Pages

Thursday, May 9, 2013

Queue Map Hybrid -- Creating Data Structures in Java

Recently I came across a problem where I was looking for a Queue implementation that can store Key-Value pairs. The benefits I was looking for were two folds, first of all, it must behave in a FIFO fashion, and secondly, I should be able to lookup an item by the Key without removing it from the structure. An Ideal implementation for me would be a hybrid of Queue and Map data structure implementations already available in the Collection Framework.

Like any modern programmer :-) my first attempt was to search for the available implementations and to my surprise I could not find anything that could fit to my criteria. I am surprized that no one ever considered such data structure or is it something that is so specialized that no one ever bothered to publish that, whatever is the reason; I did not find any clean implementation that I could use for my requirements.

That gave me a motivation to create my own and publish it for the community, maybe there is someone else looking for a similar solution and can benefit from the work I have already done. However, instead of simply posting my solution here, I am also taking this as an opportunity to provide some guidelines for students and junior programmes on how to design a new data structure. In this post I will try to explain what are the data structures and how we design the data structures.

Data Structures

Data structures are a special way of storing and organizing data in computer’s memory. In addition to storing the data, they also provide some functionality to manipulate the data stored in the structure. What functionality is provided depends on the data structure. Typical functionality is to Add, Remove, Find, First, Last, etc. Different kind of data structures are suited for different applications, some are very basic, like arrays, and some are highly specialized like B+ Tree. Bottom line is, you store some related data in-memory and provide appropriate operations on that data.

Functional Requirements

The first step on defining a data structure is to gather the requirements, what exactly are you looking to store in your structure and what behaviour is expected from that structure.

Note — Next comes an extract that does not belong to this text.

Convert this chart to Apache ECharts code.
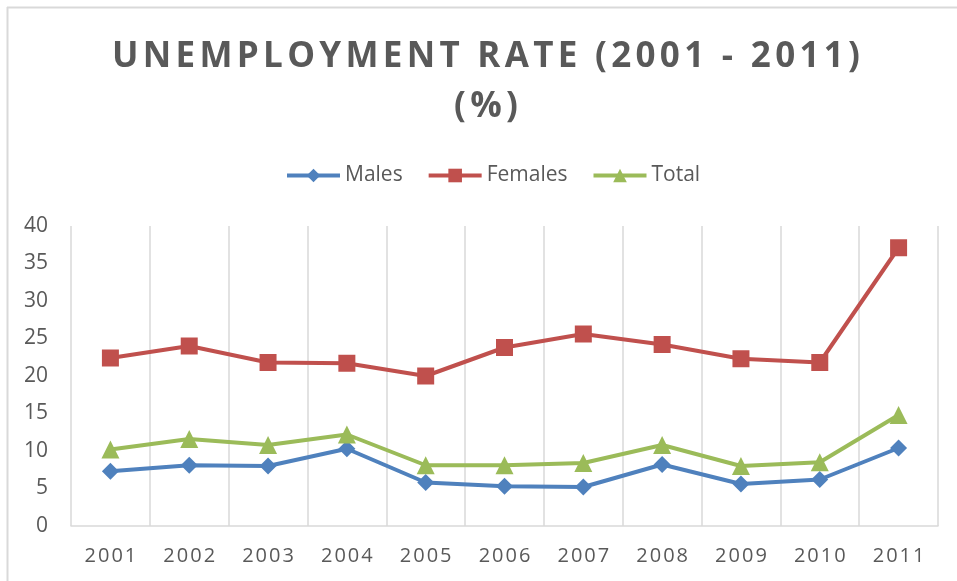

For the purpose of this exercise, I have created this list of requirements that I am looking to achieve. The new structure must be able to

  • Store Key-Value pairs
  • Have a fixed size of structure
  • Remove last entry when adding a new pair
  • Find a Value by Key
  • Store any Object as Key or Value
  • Update Value of a Key
  • Remove any item using Key
Now that we have our requirements laid down, we can start looking at the existing solutions and how much of the given functionality they provide. I had in mind the Queue and the Map from Java Collection Framework, combining these two will give me all of the above functions.

Designing the Interface

An Interface is a set of functions that will be available for the users of that structure. In our case, all the public methods of the Data Structure are going to be the interface for that data structure. Now that we have the functional requirements, we can define the public methods of the new structure that we are going to create. This is what I came up with:

 public synchronized void addItem(K key, V value);
 public synchronized V getItem(K key);
 public synchronized void remove(K key);
 public int size();
 public void clear();

These methods will cover the functional requirements that we set out in our Gathering Functional Requirements phase. Now we can worry about the actual implementation of these methods.

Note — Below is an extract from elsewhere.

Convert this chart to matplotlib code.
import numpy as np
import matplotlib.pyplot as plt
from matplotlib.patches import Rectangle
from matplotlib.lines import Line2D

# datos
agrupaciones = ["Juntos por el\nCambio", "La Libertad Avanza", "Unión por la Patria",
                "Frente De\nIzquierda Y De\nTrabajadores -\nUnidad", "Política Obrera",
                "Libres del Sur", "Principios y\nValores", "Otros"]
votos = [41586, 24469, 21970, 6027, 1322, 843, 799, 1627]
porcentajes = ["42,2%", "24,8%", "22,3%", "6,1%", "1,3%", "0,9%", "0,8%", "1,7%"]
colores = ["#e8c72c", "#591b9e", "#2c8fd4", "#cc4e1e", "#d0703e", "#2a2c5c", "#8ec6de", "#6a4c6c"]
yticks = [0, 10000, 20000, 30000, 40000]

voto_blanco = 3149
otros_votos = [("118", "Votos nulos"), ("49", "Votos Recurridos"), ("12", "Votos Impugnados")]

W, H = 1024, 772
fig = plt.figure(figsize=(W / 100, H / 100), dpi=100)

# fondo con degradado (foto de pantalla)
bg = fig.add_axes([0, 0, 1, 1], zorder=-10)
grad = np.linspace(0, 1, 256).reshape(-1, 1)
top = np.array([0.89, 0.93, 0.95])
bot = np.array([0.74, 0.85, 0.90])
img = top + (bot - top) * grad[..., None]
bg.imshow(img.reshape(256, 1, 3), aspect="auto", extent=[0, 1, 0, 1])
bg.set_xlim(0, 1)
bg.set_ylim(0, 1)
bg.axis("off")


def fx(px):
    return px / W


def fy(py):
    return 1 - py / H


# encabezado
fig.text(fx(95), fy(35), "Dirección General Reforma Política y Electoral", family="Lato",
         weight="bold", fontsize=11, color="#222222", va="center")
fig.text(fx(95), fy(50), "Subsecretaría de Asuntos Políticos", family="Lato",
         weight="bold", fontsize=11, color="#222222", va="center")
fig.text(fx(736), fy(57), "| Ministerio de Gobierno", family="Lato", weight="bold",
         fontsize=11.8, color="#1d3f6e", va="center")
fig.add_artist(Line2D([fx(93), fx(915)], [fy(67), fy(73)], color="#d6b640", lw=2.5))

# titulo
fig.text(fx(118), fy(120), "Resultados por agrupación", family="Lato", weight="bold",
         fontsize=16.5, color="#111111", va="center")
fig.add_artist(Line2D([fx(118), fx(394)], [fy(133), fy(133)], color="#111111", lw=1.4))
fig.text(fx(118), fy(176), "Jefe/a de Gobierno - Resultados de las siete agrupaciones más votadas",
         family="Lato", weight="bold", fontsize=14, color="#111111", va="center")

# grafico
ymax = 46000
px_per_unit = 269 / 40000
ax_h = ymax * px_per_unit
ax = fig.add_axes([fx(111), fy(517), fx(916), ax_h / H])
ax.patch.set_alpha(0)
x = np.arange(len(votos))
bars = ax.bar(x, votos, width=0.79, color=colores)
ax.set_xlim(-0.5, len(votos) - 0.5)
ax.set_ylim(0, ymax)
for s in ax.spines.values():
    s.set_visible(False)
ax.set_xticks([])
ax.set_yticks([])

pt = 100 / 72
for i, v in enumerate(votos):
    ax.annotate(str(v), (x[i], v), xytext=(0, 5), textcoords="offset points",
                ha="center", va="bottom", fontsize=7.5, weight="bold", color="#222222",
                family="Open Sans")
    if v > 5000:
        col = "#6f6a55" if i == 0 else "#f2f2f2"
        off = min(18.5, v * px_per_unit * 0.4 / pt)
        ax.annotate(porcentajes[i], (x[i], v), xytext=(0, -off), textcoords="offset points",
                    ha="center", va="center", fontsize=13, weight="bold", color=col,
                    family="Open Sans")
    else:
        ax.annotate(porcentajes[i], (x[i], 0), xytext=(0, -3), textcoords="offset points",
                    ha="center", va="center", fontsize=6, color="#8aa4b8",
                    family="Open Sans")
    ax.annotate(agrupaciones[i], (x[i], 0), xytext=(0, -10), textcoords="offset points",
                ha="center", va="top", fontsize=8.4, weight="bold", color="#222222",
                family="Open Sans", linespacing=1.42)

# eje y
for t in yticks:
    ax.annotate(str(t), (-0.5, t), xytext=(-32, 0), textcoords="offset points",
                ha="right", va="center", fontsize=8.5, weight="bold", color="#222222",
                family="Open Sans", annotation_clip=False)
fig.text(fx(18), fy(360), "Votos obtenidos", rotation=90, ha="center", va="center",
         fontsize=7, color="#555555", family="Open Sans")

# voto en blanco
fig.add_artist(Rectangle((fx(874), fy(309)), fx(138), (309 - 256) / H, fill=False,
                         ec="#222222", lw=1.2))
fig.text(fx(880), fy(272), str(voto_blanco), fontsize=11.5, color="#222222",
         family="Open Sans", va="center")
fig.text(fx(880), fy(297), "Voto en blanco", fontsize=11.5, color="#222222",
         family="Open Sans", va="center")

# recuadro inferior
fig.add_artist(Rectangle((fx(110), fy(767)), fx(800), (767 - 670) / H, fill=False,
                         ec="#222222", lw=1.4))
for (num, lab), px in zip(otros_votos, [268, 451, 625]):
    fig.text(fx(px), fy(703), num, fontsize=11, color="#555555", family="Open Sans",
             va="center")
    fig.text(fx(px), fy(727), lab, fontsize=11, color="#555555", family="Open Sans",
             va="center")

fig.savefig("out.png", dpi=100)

Before we start implementing these methods, we must first look at the underlying structures that we are going to use. Remember, we have two basic requirements we set out in the beginning, it must behave like a Queue, and it must be able to store Key-Value pairs; for that we already have two very nice interfaces in Java Collection Framework; Queue and Map. Both of these interfaces provide functions to add, get, and remove elements from the structures. However, they are interfaces, and we need to choose the correct implementations of these interfaces in our new structure, we don’t want to re-invent the wheel, do we?

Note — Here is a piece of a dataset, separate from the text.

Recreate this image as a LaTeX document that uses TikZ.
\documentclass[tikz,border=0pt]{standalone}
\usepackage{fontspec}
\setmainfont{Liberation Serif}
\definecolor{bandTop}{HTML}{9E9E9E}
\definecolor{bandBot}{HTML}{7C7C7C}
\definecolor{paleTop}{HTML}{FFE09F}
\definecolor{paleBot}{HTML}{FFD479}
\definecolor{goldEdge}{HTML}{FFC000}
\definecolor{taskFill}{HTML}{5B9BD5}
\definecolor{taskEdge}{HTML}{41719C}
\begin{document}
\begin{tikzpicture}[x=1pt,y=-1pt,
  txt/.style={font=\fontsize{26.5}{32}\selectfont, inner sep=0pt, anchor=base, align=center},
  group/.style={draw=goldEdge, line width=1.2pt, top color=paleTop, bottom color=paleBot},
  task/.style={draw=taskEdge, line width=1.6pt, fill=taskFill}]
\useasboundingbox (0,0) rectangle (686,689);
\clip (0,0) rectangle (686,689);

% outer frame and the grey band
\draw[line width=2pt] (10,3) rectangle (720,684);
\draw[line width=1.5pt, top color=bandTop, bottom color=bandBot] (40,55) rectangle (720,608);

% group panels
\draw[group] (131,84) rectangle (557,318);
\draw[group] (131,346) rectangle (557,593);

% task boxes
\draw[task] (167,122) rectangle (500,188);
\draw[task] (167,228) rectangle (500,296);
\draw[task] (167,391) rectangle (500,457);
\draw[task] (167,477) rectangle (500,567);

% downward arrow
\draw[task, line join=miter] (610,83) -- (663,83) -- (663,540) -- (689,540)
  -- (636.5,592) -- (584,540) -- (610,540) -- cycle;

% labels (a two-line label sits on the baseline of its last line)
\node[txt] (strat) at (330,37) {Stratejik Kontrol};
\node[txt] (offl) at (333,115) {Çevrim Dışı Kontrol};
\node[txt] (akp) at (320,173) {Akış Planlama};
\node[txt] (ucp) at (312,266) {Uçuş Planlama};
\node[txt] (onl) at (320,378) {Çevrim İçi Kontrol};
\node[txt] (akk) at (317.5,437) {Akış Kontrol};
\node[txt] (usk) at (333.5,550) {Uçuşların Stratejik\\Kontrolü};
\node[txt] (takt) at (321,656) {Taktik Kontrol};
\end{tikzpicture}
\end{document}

For the purpose of this exercise we are going to use the LinkedList implementation of Queue and HashMap implementation of Map; simply because they are the most basic ones. Now let’s start implementing the Structure. We begin by declaring the class and instance variables.


public class QueuedMap<K, V> {

 private static final int MAX_SIZE=1024;

 private int size;
 private Map<K, V> values;
 private Queue<K> keys;

 public QueuedMap() {
  this(64);
 }

 public QueuedMap(int size) throws IllegalArgumentException{

  if(size<=0){
   throw new IllegalArgumentException("Size can only be a +ive Integer");
  }

  if(size > QueuedMap.MAX_SIZE)
   throw new IllegalArgumentException("Size cannot be more than " + QueuedMap.MAX_SIZE);

  this.size = size;
  this.values = new HashMap<K, V>(this.size);
  this.keys = new LinkedList<K>();
 }

}

Here are a few interesting things to note, First of all the use of Generics. (If you are new to Generics the follow this nice Oracle Tutorial or this Wikipedia Page for more information) This class declaration covers our "Store Key-Value pairs" requirement by using the Map and also the "Store any Object as Key or Value" requirement by allowing creating the class instance of any Type. There is also an element of Type Safety by introducing the Generics, refer to the links above for details of how Generics achieve that.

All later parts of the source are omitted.